Pode parecer um exemplo muito bobo e tonto, mas esses dias eu estava conversando com meu namorado sobre o que é ser íntimo e eu disse: “nossa, um ano de namoro e a gente nunca soltou pum na frente do outro, falta intimidade aí.”, e ele fez um comentário que me chamou a atenção – que inclusive me incentivou a escrever esse texto – “Ana, isso aí é a cultura do feio, as pessoas tem uma necessidade de tornar bonito o que não é, nós não vamos ser mais ou menos íntimos pelo pum, mas vamos ser mais ou menos respeitosos um com o outro por ele”. É até engraçado escrever sobre isso, mas é verdade!
Soltar pum é algo natural e claro que não tem nada de feio nisso, e pode ser que escape um dia, mas provocá-lo na frente do outro é falta de educação e de castidade, não é caridoso com o outro.
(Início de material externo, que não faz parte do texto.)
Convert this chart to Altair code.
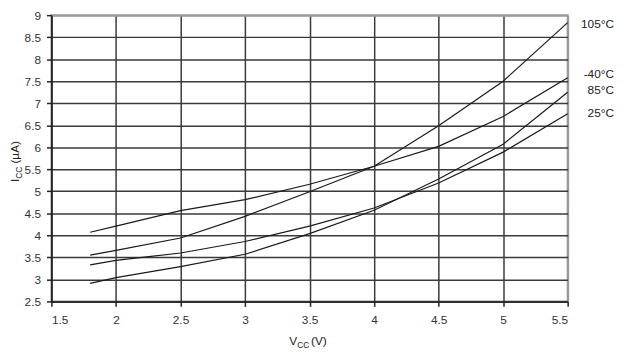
import altair as alt
import pandas as pd

FONT = "Liberation Sans"

vcc = [1.8, 2.0, 2.5, 3.0, 3.5, 4.0, 4.5, 5.0, 5.5]
icc_m40 = [4.07, 4.21, 4.56, 4.81, 5.16, 5.57, 6.02, 6.70, 7.58]
icc_25 = [3.33, 3.43, 3.60, 3.86, 4.21, 4.62, 5.19, 5.89, 6.76]
icc_85 = [2.91, 3.04, 3.29, 3.57, 4.04, 4.57, 5.28, 6.07, 7.25]
icc_105 = [3.55, 3.66, 3.94, 4.43, 4.99, 5.57, 6.49, 7.50, 8.83]

series_names = ["-40°C", "25°C", "85°C", "105°C"]
series_values = [icc_m40, icc_25, icc_85, icc_105]
label_y = [7.67, 6.78, 7.31, 8.80]

x_ticks = [1.5, 2.0, 2.5, 3.0, 3.5, 4.0, 4.5, 5.0, 5.5]
y_ticks = [2.5, 3.0, 3.5, 4.0, 4.5, 5.0, 5.5, 6.0, 6.5, 7.0, 7.5, 8.0, 8.5, 9.0]

rows = []
for name, vals in zip(series_names, series_values):
    for x, y in zip(vcc, vals):
        rows.append({"series": name, "vcc": x, "icc": y})
df = pd.DataFrame(rows)

lab_df = pd.DataFrame({"series": series_names, "vcc": [vcc[-1]] * 4, "icc": label_y})

axis_common = dict(
    title=None,
    labelFont=FONT,
    labelFontSize=12,
    labelColor="#333",
    labelOverlap=False,
    domainColor="#222",
    domainWidth=1.5,
    tickColor="#222",
    tickWidth=1.5,
    tickSize=5,
    grid=True,
    format=".1~f",
)

x_axis = alt.Axis(
    values=x_ticks,
    labelPadding=8,
    gridColor={"condition": {"test": "datum.value >= 5.5", "value": "#9a9a9a"}, "value": "#3a3a3a"},
    gridWidth={"condition": {"test": "datum.value >= 5.5", "value": 2}, "value": 1.5},
    **axis_common,
)
y_axis = alt.Axis(
    values=y_ticks,
    labelPadding=6,
    gridColor={"condition": {"test": "datum.value >= 9", "value": "#9a9a9a"}, "value": "#3a3a3a"},
    gridWidth={"condition": {"test": "datum.value >= 9", "value": 2}, "value": 1.5},
    **axis_common,
)

x_enc = alt.X("vcc:Q", scale=alt.Scale(domain=[1.5, 5.5], nice=False, zero=False), axis=x_axis)
y_enc = alt.Y("icc:Q", scale=alt.Scale(domain=[2.5, 9], nice=False, zero=False), axis=y_axis)

lines = alt.Chart(df).mark_line(color="#1a1a1a", strokeWidth=1.2).encode(
    x=x_enc, y=y_enc, detail="series:N"
)

labels = alt.Chart(lab_df).mark_text(
    align="right", baseline="middle", dx=47, font=FONT, fontSize=12, color="#222"
).encode(x=x_enc, y=y_enc, text="series:N")


def txt(s, x, y, size, angle=0):
    params = dict(align="left", baseline="alphabetic", font=FONT, fontSize=size, color="#222")
    if angle:
        params["angle"] = angle
    return alt.Chart(pd.DataFrame({"t": [s]})).mark_text(**params).encode(
        x=alt.value(x), y=alt.value(y), text="t:N"
    )


titles = [
    txt("V", 241, 334, 12),
    txt("CC", 249, 337, 8.5),
    txt("(V)", 263, 334, 12),
    txt("I", -33, 169, 12, 270),
    txt("CC", -30, 165.7, 8.5, 270),
    txt("(µA)", -33, 150.4, 12, 270),
]

chart = alt.layer(lines, labels, *titles).properties(
    width=523,
    height=290,
    padding={"left": 44, "top": 5, "right": 51, "bottom": 50},
    autosize=alt.AutoSizeParams(type="none"),
).configure_view(stroke="#9a9a9a", strokeWidth=2)

chart.save("out.html", embed_options={"renderer": "svg", "actions": False})
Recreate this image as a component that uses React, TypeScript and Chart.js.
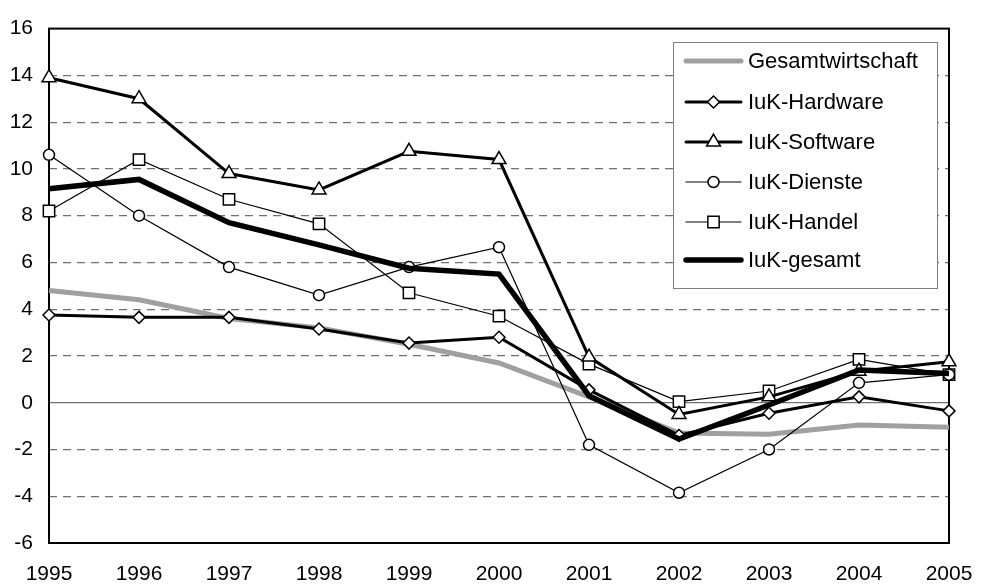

E hoje, isso é tido como meta de relacionamento, pela intimidade que isso incumbe. Percebe que é muito sútil a normalização do feio, passado como bonito por ser algo “natural e humano”? Eu não estou aqui tentando problematizar as flatulências de ninguém, mas precisamos ficar muito atentos com a relativização e distorção do belo, que cai em bonito, que maquia o feio.
Bonito x Beleza
E a beleza não diz respeito a um padrão estético – não é na ideia da Antiguidade Clássica grega de que o belo é simétrico, harmônico e proporcional –, nem do tipo dos corpos, ou algo do tipo, mas sim daquilo que comunga com a magnanimidade, com Deus, e que nos leva para Ele, aquilo que é belo é bom, para o corpo e para a alma. A beleza promove o êxtase no humano, através dos sentidos, mas que vai muito além deles, ela atravessa o humano, no seu intelecto e emoção e a funde com o Espírito.
Há beleza na arte, nos relacionamentos, na língua, nos filmes, na escrita, no dom de si, na música, culinária, esportes, natureza, ciência, nas redes sociais, nos livros, na história, no antigo e, principalmente, no novo. Tudo pode resplandecer a beleza! E o belo não está só nas coisas de Deus ou da Igreja, há muito belo no singular, que quando realizado fiel a verdade, amor e bondade – mesmo que inconscientemente – reflete a beleza complementar entre homem e Cristo.
Que eu e você sejamos da cultura do belo, e não acostumados ao bonito, que nós não paremos no culto a nossa humanidade e limitação, mas que nos permitamos viver o êxtase que a beleza tem a nos proporcionar nessa vida, e muito mais na eternidade. Que o Espírito Santo nos guie a enxergar e a buscar sempre o belo.